Sixth pattern of our series, nullable types. This one will be harder to crack. I’ve concluded that marking scalar types as nullable for the purpose of API client generation is not a useful piece of information. While the property might not be nullable on the service itself, it might not be selected by the client, or filtered out for security reasons, and the client needs to convey that information to the application. This is why in Kiota we’ve made the opiniated choice of making all scalar types nullable when generating models, regardless of what’s in the API description.

Over time, there has been several different ways of describing that something can potentially be null with OpenAPI and JSON schema as you can see in the following example.

schema:
  type: object
  properties:
    foo:
      type: number    # < 3.0
      nullable: true
    bar:
      oneOf:          # >= 3.0
        - type: number
        - type: null
    baz:
      type: [number, null] # >= 3.1

Suggestions

I think part of the responsibility to fix the confusion here is to make sure that OpenAPI parsing libraries, implement version 3.1, as well as hide or mark as deprecated old properties (nullable) and always serialize/deserialize to the latest recommendation (third example in the previous snippet).
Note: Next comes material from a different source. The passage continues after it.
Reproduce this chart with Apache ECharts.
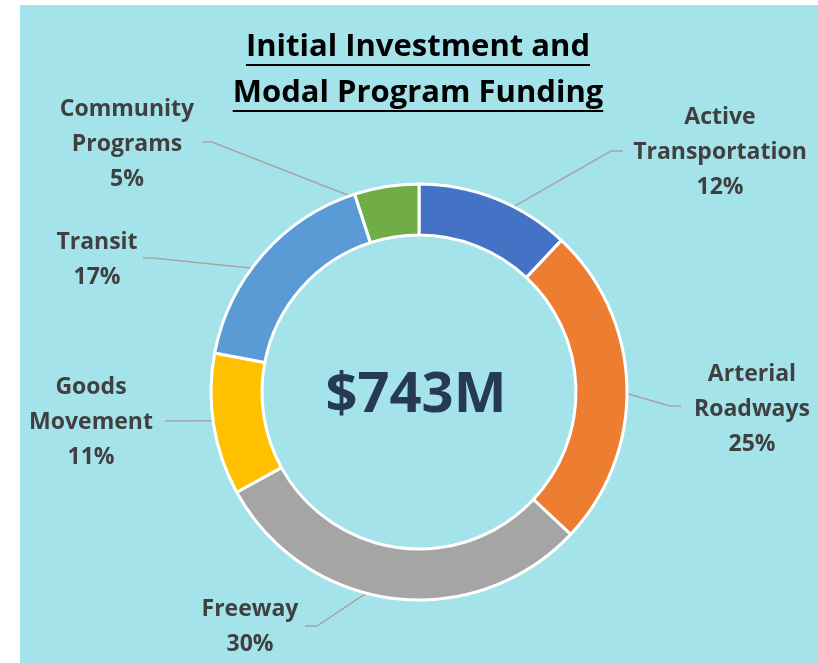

This will ease up the work of migration tools, and for generators.

Additionally, linters could implement a rule warning people when using 3.1 or above and using oneOf for nullable instead of a type array.

Lastly, I think that JSON schema and/or OpenAPI should put together a “recommendations for generators” page which, in my opinion, should include the choice we’ve made with Kiota to always make scalar types nullable.